Pain is something we just don't talk about.  We put on a smile, think positive, and keep our chin up.  But Pain always has a way of finding us.  Pain is there in the 1 glass of wine at happy hour that turns in to 3 or 4, in the box of donuts, the short temper with our loved ones, the inability to get up off the couch and just DO SOMETHING. Pain keeps us stuck and paralyzed.

Iylana Vanzant says that pain means
PAY
ATTENTION
INWARD
NOW

I love this message.  Whenever we find ourselves feeling lost, alone, insecure and overwhelmed--it doesn't mean we need to put on a smile and think positive…it means we need to look inward and look at what we are running from.  What story is playing there that we just don't want to see? What belief system do we have playing unconsciously that we are trying to avoid?  What truth are we just not admitting out loud?

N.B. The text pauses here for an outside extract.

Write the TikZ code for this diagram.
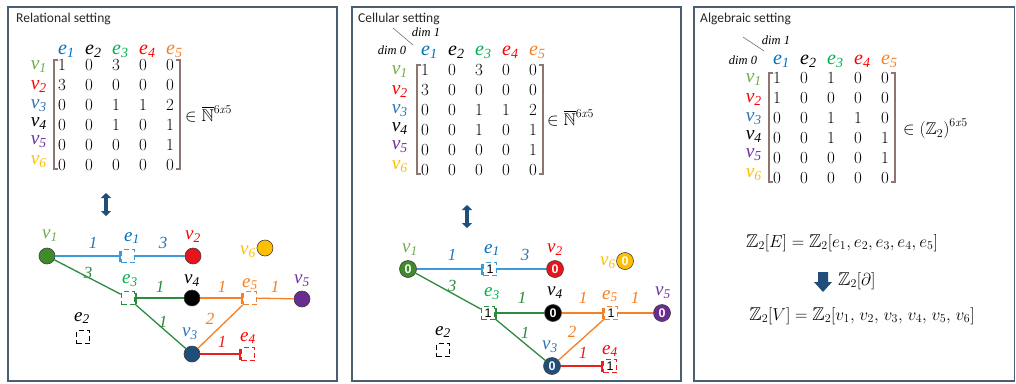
\documentclass[tikz,border=0pt]{standalone}
\usepackage{amssymb}
\usepackage{graphicx}
\usepackage{fontspec}
\newfontfamily\tnr{Liberation Serif}
\newfontfamily\titlefont{Carlito}
\newfontfamily\arialf{Liberation Sans}
\usetikzlibrary{arrows.meta}

\definecolor{cgreen}{HTML}{70AD47}
\definecolor{cgreenB}{HTML}{00B050}
\definecolor{cblue}{HTML}{0070C0}
\definecolor{cblueL}{HTML}{2E75B6}
\definecolor{cred}{HTML}{FF0000}
\definecolor{corange}{HTML}{F58025}
\definecolor{cpurple}{HTML}{7030A0}
\definecolor{cgold}{HTML}{FFC000}
\definecolor{cnavy}{HTML}{1F4E79}
\definecolor{bracket}{HTML}{8E7571}
\definecolor{frame}{HTML}{4A5F73}
\definecolor{eblue}{HTML}{3C9AD8}
\definecolor{egreen}{HTML}{2E8B3E}
\definecolor{ered}{HTML}{E82020}
\definecolor{vgreen}{HTML}{3D8B2A}
\definecolor{vred}{HTML}{E8141B}
\definecolor{vpurple}{HTML}{6B2C91}

\newcommand\isub[2]{#1\textsubscript{#2}}
\newcommand\supx{\raisebox{1.1ex}{\fontsize{12}{12}\selectfont 6\textit{x}5}}

\newcommand\mrow[9]{%
 \node[ent] (#1-#4-1) at (#2,#3) {#5};
 \node[ent] (#1-#4-2) at (#2+27,#3) {#6};
 \node[ent] (#1-#4-3) at (#2+54,#3) {#7};
 \node[ent] (#1-#4-4) at (#2+81,#3) {#8};
 \node[ent] (#1-#4-5) at (#2+108,#3) {#9};
}
\newcommand\mhead[3]{%
 \node[hd,text=cblue] (#1-h1) at (#2-4,#3) {\isub{e}{1}};
 \node[hd] (#1-h2) at (#2+23,#3) {\isub{e}{2}};
 \node[hd,text=cgreenB] (#1-h3) at (#2+50,#3) {\isub{e}{3}};
 \node[hd,text=cred] (#1-h4) at (#2+77,#3) {\isub{e}{4}};
 \node[hd,text=corange] (#1-h5) at (#2+104,#3) {\isub{e}{5}};
}
\newcommand\mlabels[3]{%
 \node[rl,text=cgreen] (#1-v1) at (#2,#3+4) {\isub{v}{1}};
 \node[rl,text=cred] (#1-v2) at (#2,#3+24) {\isub{v}{2}};
 \node[rl,text=cblueL] (#1-v3) at (#2,#3+43) {\isub{v}{3}};
 \node[rl] (#1-v4) at (#2,#3+61) {\isub{v}{4}};
 \node[rl,text=cpurple] (#1-v5) at (#2,#3+79) {\isub{v}{5}};
 \node[rl,text=cgold] (#1-v6) at (#2,#3+99) {\isub{v}{6}};
}
\newcommand\mbrackets[2]{%
 \draw[brk] (#1-4,#2-5) -- (#1-8,#2-5) -- (#1-8,#2+104) -- (#1-4,#2+104);
 \draw[brk] (#1+114,#2-5) -- (#1+118,#2-5) -- (#1+118,#2+104) -- (#1+114,#2+104);
}

\tikzset{
 panel/.style={draw=frame, line width=1.6pt},
 ttl/.style={font=\titlefont\fontsize{13.5}{13.5}\selectfont, anchor=west, inner sep=0, text=black!85},
 ent/.style={font=\fontsize{17}{17}\selectfont, inner sep=0},
 hd/.style={font=\tnr\itshape\fontsize{20}{20}\selectfont, inner sep=0, anchor=base west},
 rl/.style={font=\tnr\itshape\fontsize{19.5}{19.5}\selectfont, inner sep=0, anchor=base east},
 brk/.style={draw=bracket, line width=1.3pt},
 setx/.style={font=\fontsize{17}{17}\selectfont, inner sep=0, anchor=west},
 dimlab/.style={font=\tnr\itshape\fontsize{12.5}{12.5}\selectfont, inner sep=0},
 dimline/.style={draw=black!55, line width=0.6pt},
 vert/.style={circle, draw=black!75, line width=0.6pt, minimum size=16pt, inner sep=0},
 cell/.style={circle, draw=black!75, line width=0.6pt, minimum size=17pt, inner sep=0, font=\arialf\bfseries\fontsize{12.5}{12.5}\selectfont, text=white},
 ebox/.style={draw, dash pattern=on 5pt off 3pt, line width=1.5pt, minimum size=13pt, inner sep=0, text=black, font=\arialf\fontsize{12.5}{12.5}\selectfont},
 glab/.style={font=\tnr\itshape\fontsize{19}{19}\selectfont, inner sep=0},
 wlab/.style={font=\tnr\itshape\fontsize{17}{17}\selectfont, inner sep=0},
 edge/.style={line width=1.3pt},
 bar/.style={-{Bar[width=11pt,line width=1.3pt]}},
 darr/.style={draw=cnavy, line width=3.5pt, {Triangle[width=10pt,length=5pt]}-{Triangle[width=10pt,length=5pt]}},
 fm/.style={font=\fontsize{18.5}{18.5}\selectfont, inner sep=0},
}

\begin{document}
\begin{tikzpicture}[x=1pt,y=-1pt]
\useasboundingbox (0,0) rectangle (1016,383);
\fill[white] (0,0) rectangle (1016,383);
\draw[panel] (8,7) rectangle (337,381);
\draw[panel] (352,7) rectangle (681,381);
\draw[panel] (694,7) rectangle (1014.5,381);

% titles
\node[ttl] (t1) at (16,19) {Relational setting};
\node[ttl] (t2) at (358,19) {Cellular setting};
\node[ttl] (t3) at (700,19) {Algebraic setting};

% ---------- panel 1 matrix
\mhead{a}{62}{54}
\mrow{a}{62}{65}{1}{1}{0}{3}{0}{0}
\mrow{a}{62}{85}{2}{3}{0}{0}{0}{0}
\mrow{a}{62}{105}{3}{0}{0}{1}{1}{2}
\mrow{a}{62}{125}{4}{0}{0}{1}{0}{1}
\mrow{a}{62}{145}{5}{0}{0}{0}{0}{1}
\mrow{a}{62}{165}{6}{0}{0}{0}{0}{0}
\mlabels{a}{47}{65}
\mbrackets{62}{65}
\node[setx] (a-set) at (185,114) {$\in\overline{\mathbb{N}}$\supx};

% ---------- panel 2 matrix
\coordinate (b-d1) at (393,28); \coordinate (b-d2) at (413,45);
\draw[dimline] (b-d1) -- (b-d2);
\node[dimlab] (b-dim1) at (426,32) {dim 1};
\node[dimlab] (b-dim0) at (392,50) {dim 0};
\mhead{b}{425}{55}
\mrow{b}{425}{70}{1}{1}{0}{3}{0}{0}
\mrow{b}{425}{90}{2}{3}{0}{0}{0}{0}
\mrow{b}{425}{110}{3}{0}{0}{1}{1}{2}
\mrow{b}{425}{130}{4}{0}{0}{1}{0}{1}
\mrow{b}{425}{150}{5}{0}{0}{0}{0}{1}
\mrow{b}{425}{170}{6}{0}{0}{0}{0}{0}
\mlabels{b}{408}{70}
\mbrackets{425}{70}
\node[setx] (b-set) at (547,118) {$\in\overline{\mathbb{N}}$\supx};

% ---------- panel 3 matrix
\coordinate (c-d1) at (743,37); \coordinate (c-d2) at (764,51);
\draw[dimline] (c-d1) -- (c-d2);
\node[dimlab] (c-dim1) at (776,40) {dim 1};
\node[dimlab] (c-dim0) at (743,60) {dim 0};
\mhead{c}{777}{64}
\mrow{c}{777}{78}{1}{1}{0}{1}{0}{0}
\mrow{c}{777}{98}{2}{1}{0}{0}{0}{0}
\mrow{c}{777}{118}{3}{0}{0}{1}{1}{0}
\mrow{c}{777}{138}{4}{0}{0}{1}{0}{1}
\mrow{c}{777}{158}{5}{0}{0}{0}{0}{1}
\mrow{c}{777}{178}{6}{0}{0}{0}{0}{0}
\mlabels{c}{762}{78}
\mbrackets{777}{78}
\node[setx] (c-set) at (903,129) {$\in(\mathbb{Z}_2)$\supx};

% ---------- double arrows
\coordinate (a-up) at (106,193); \coordinate (a-dn) at (106,216);
\draw[darr] (a-up) -- (a-dn);
\coordinate (b-up) at (467,205); \coordinate (b-dn) at (467,228);
\draw[darr] (b-up) -- (b-dn);

% ---------- panel 1 graph
\node[vert, fill=vgreen] (a-n1) at (47,256) {};
\node[ebox, draw=eblue] (a-e1) at (128,256) {};
\node[vert, fill=vred] (a-n2) at (193,256) {};
\node[vert, fill=cgold] (a-n6) at (265,248) {};
\node[ebox, draw=egreen] (a-e3) at (128,298) {};
\node[vert, fill=black] (a-n4) at (192,298) {};
\node[ebox, draw=corange] (a-e5) at (250,298) {};
\node[vert, fill=vpurple] (a-n5) at (302,299) {};
\node[vert, fill=cnavy] (a-n3) at (192,354) {};
\node[ebox, draw=ered] (a-e4) at (248,354) {};
\node[ebox, draw=black] (a-e2) at (83,337) {};

\draw[edge, eblue, bar] (a-n1) -- (a-e1);
\draw[edge, eblue] (a-n2) -- (a-e1);
\draw[edge, egreen] (a-n1) -- (a-e3);
\draw[edge, egreen, bar] (a-n4) -- (a-e3);
\draw[edge, egreen] (a-e3) -- (a-n3);
\draw[edge, corange, bar] (a-n4) -- (a-e5);
\draw[edge, corange] (a-e5) -- (a-n5);
\draw[edge, corange] (a-n3) -- (a-e5);
\draw[edge, ered, bar] (a-n3) -- (a-e4);

\node[glab, text=cgreen] (a-l1) at (50,236) {\isub{v}{1}};
\node[glab, text=cblue] (a-le1) at (132,238) {\isub{e}{1}};
\node[glab, text=cred] (a-l2) at (193,237) {\isub{v}{2}};
\node[glab, text=cgold] (a-l6) at (248,252) {\isub{v}{6}};
\node[glab, text=cgreenB] (a-le3) at (130,281) {\isub{e}{3}};
\node[glab] (a-l4) at (192,281) {\isub{v}{4}};
\node[glab, text=corange] (a-le5) at (250,284) {\isub{e}{5}};
\node[glab, text=cpurple] (a-l5) at (302,281) {\isub{v}{5}};
\node[glab, text=cblueL] (a-l3) at (190,334) {\isub{v}{3}};
\node[glab, text=cred] (a-le4) at (248,338) {\isub{e}{4}};
\node[glab] (a-le2) at (82,318) {\isub{e}{2}};

\node[wlab, text=cblueL] (a-w1) at (93,243) {1};
\node[wlab, text=cblueL] (a-w2) at (163,243) {3};
\node[wlab, text=egreen] (a-w3) at (88,273) {3};
\node[wlab, text=egreen] (a-w4) at (160,287) {1};
\node[wlab, text=egreen] (a-w5) at (163,322) {1};
\node[wlab, text=corange] (a-w6) at (222,287) {1};
\node[wlab, text=corange] (a-w7) at (275,287) {1};
\node[wlab, text=corange] (a-w8) at (210,319) {2};
\node[wlab, text=ered] (a-w9) at (222,342) {1};

% ---------- panel 2 graph
\node[cell, fill=vgreen] (b-n1) at (408,269) {0};
\node[ebox, draw=eblue] (b-e1) at (490,269) {1};
\node[cell, fill=vred] (b-n2) at (555,269) {0};
\node[cell, fill=cgold] (b-n6) at (625,261) {0};
\node[ebox, draw=egreen] (b-e3) at (488,313) {1};
\node[cell, fill=black] (b-n4) at (553,313) {0};
\node[ebox, draw=corange] (b-e5) at (611,313) {1};
\node[cell, fill=vpurple] (b-n5) at (662,313) {0};
\node[cell, fill=cnavy] (b-n3) at (552,366) {0};
\node[ebox, draw=ered] (b-e4) at (610,366) {1};
\node[ebox, draw=black] (b-e2) at (443,350) {};

\draw[edge, eblue, bar] (b-n1) -- (b-e1);
\draw[edge, eblue] (b-n2) -- (b-e1);
\draw[edge, egreen] (b-n1) -- (b-e3);
\draw[edge, egreen, bar] (b-n4) -- (b-e3);
\draw[edge, egreen] (b-e3) -- (b-n3);
\draw[edge, corange, bar] (b-n4) -- (b-e5);
\draw[edge, corange] (b-e5) -- (b-n5);
\draw[edge, corange] (b-n3) -- (b-e5);
\draw[edge, ered, bar] (b-n3) -- (b-e4);

\node[glab, text=cgreen] (b-l1) at (410,250) {\isub{v}{1}};
\node[glab, text=cblue] (b-le1) at (492,250) {\isub{e}{1}};
\node[glab, text=cred] (b-l2) at (555,250) {\isub{v}{2}};
\node[glab, text=cgold] (b-l6) at (608,263) {\isub{v}{6}};
\node[glab, text=cgreenB] (b-le3) at (492,294) {\isub{e}{3}};
\node[glab] (b-l4) at (555,293) {\isub{v}{4}};
\node[glab, text=corange] (b-le5) at (610,296) {\isub{e}{5}};
\node[glab, text=cpurple] (b-l5) at (663,293) {\isub{v}{5}};
\node[glab, text=cblueL] (b-l3) at (550,347) {\isub{v}{3}};
\node[glab, text=cred] (b-le4) at (610,351) {\isub{e}{4}};
\node[glab] (b-le2) at (443,332) {\isub{e}{2}};

\node[wlab, text=cblueL] (b-w1) at (452,255) {1};
\node[wlab, text=cblueL] (b-w2) at (525,255) {3};
\node[wlab, text=egreen] (b-w3) at (452,286) {3};
\node[wlab, text=egreen] (b-w4) at (522,298) {1};
\node[wlab, text=egreen] (b-w5) at (525,333) {1};
\node[wlab, text=corange] (b-w6) at (583,298) {1};
\node[wlab, text=corange] (b-w7) at (635,298) {1};
\node[wlab, text=corange] (b-w8) at (572,332) {2};
\node[wlab, text=ered] (b-w9) at (583,353) {1};

% ---------- panel 3 formulas
\node[fm] (z-E) at (842,243) {$\mathbb{Z}_2[E]=\mathbb{Z}_2[e_1,e_2,e_3,e_4,e_5]$};
\node[fm, anchor=west] (z-d) at (838,281) {$\mathbb{Z}_2[\partial]$};
\node[fm] (z-V) at (862,316) {$\mathbb{Z}_2[V]=\mathbb{Z}_2[v_1,\mkern2mu v_2,\mkern2mu v_3,\mkern2mu v_4,\mkern2mu v_5,\mkern2mu v_6]$};
\fill[cnavy] (818,272) -- (828,272) -- (828,282) -- (832,282) -- (823,292) -- (814,282) -- (818,282) -- cycle;
\end{tikzpicture}
\end{document}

Inevitably where there is emotional pain, there is a story or a belief that needs to be expressed and released.  Unfortunately pain is a part of life…but it is just a part…it doesn't need to encompass our whole life.  Only when we can find healthy outlets to explore, express and release our pain will it enable us to move forward into happier more fulfilling lives.   And then rinse and repeat.  Anytime you have a feeling of PAIN--pay attention inward now---explore, express and release.

Bottom line:  we are beautiful, wise, loving imperfect human beings…just as we are.  We aren't SUPPOSE to be living in pain, we aren't SUPPOSE to be feeling tired, insecure and overwhelmed--when we do, something is wrong and if we don't explore, express and release the pain it will slowly take over our lives.  Unreleased pain keeps us from living happier.

How do you feel your pain?  What unresolved stories are you telling yourself that keep you stuck?